Terry also failed to mention that the G.S.A. abides by a large body of rules known as Federal Acquisition Regulations, or far, which contains clear languageinsisting that “Government business shall be conducted in a manner above reproach . . . Transactions relating to the expenditure of public funds require the highest degree of public trust and an impeccable standard of conduct. The general rule is to avoid strictly any conflict of interest or even the appearance of a conflict of interest in Government-contractor relationships.” Jessica Tillipman, of George Washington University Law School, told Mother Jones that “it’s crazy” to think that the D.C. hotel deal isn’t a conflict of interest. The President oversees the G.S.A. The G.S.A. oversees one of the President’s newest high-profile commercial projects.
It’s possible that Terry felt he had no choice regarding the Trump hotel. The contract was already awarded, and removing it would risk a lawsuit from a famously litigious counterparty. However, the aggressive, baiting tone of his letter is hard not to read as the work of a government official currying favor with the man in charge of that government.

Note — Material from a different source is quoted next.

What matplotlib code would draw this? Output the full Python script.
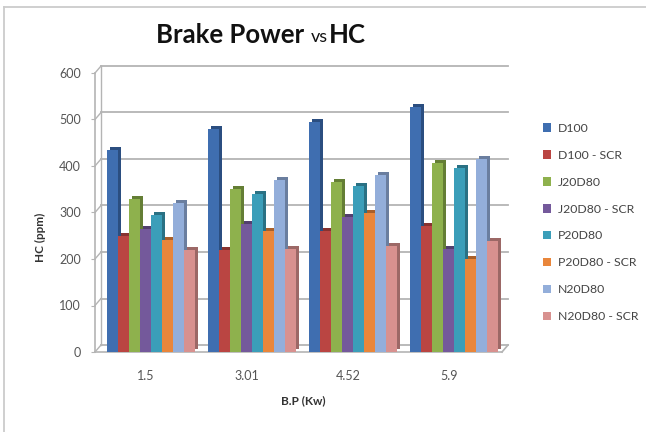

Much of the letter is dedicated to celebrating the Trump Organization’s recent restructuring of the ownership of the D.C. hotel. The restructuring was done explicitly to give the G.S.A. cover to allow the Trump Organization to maintain the lease. Pages seventy-two and seventy-three of Terry’s letter feature graphic representations of the pre-election ownership structure and the post-election transformation. Both charts are absurdly complicated mazes of holding companies that own other limited-liability companies. But both contain the same simple truth: Donald Trump will ultimately receive profits from the hotel. Terry makes much of the fact that “President Trump is not an officer, director, manager, employee, or other official in any of the entities listed above,” meaning the operating companies. This may be, once again, technically true, though Terry notably did not include the word “owner” when listing the many things Trump is not. President Trump owns the Donald J. Trump Revocable Trust, into which he placed his holdings after Election Day. He owns the company that employs his children, and he has the power to revoke that revocable trust at any time and reinstate himself, unilaterally, as officer, director, and manager of the Trump Organization.
In 2012, the Department of Justice published a comprehensive guide to the Foreign Corrupt Practices Act, the law that bans American citizens and companies from participating in bribery and corruption in other nations. The guide explains that corrupt officials often create formal legal structures designed to suggest that payments do not flow to them. Therefore, the guide cautions companies not just to consider “the formal relationship between the parent and subsidiary” but also “the practical realities of how the parent and subsidiary actually interact.” In other words, if something like Trump’s D.C. hotel arrangement—a sitting President owning a business that is, nominally, managed by his sons—were in another country, American firms would have to be careful about working with that firm. The D.O.J. has a simple word for such an arrangement: corruption. (The Trump Organization itself has partnered with similarly arranged businesses in Azerbaijan and other countries.)
In the case of Trump’s D.C. hotel, the practical realities of how the parent—both corporate and familiar—interacts with the subsidiary are clear: President Trump will meet with his sons regularly to discuss the financial successes and failures of the company that he still fully owns and for which he retains all ultimate control. Trump’s two older sons, Eric and Donald, Jr., now run the Trump Organization, but Eric Trump recently told Forbes that he expects to keep his father updated on the state of the family business. The American people are being asked to take Trump and his sons at their word when they promise only to discuss profits and losses—and not any specific business deals. But if, say, the Trump Hotel is particularly successful, are we to believe that the boys won’t explain to their dad why it did so well? And if corporate entities and foreign nations continue to book events at the hotel to help it on its way, are we to believe that the dad won’t look favorably on whoever helped deliver him profits?
In the letter, Terry praised the Trump Organization for deciding that, so long as Trump is President, none of the proceeds of the D.C. hotel will go to his personal trust, nor “to any other entity in which President Trump has a direct, indirect or beneficial interest.” But does this mean that he’ll receive the money as soon as he’s out of office? If so, what’s the difference? And, in the meantime, what happens to that money? Who controls it? The answers to these questions may well undercut the very argument Terry has used to justify the decision to allow the Trump Organization to hold on to its lease.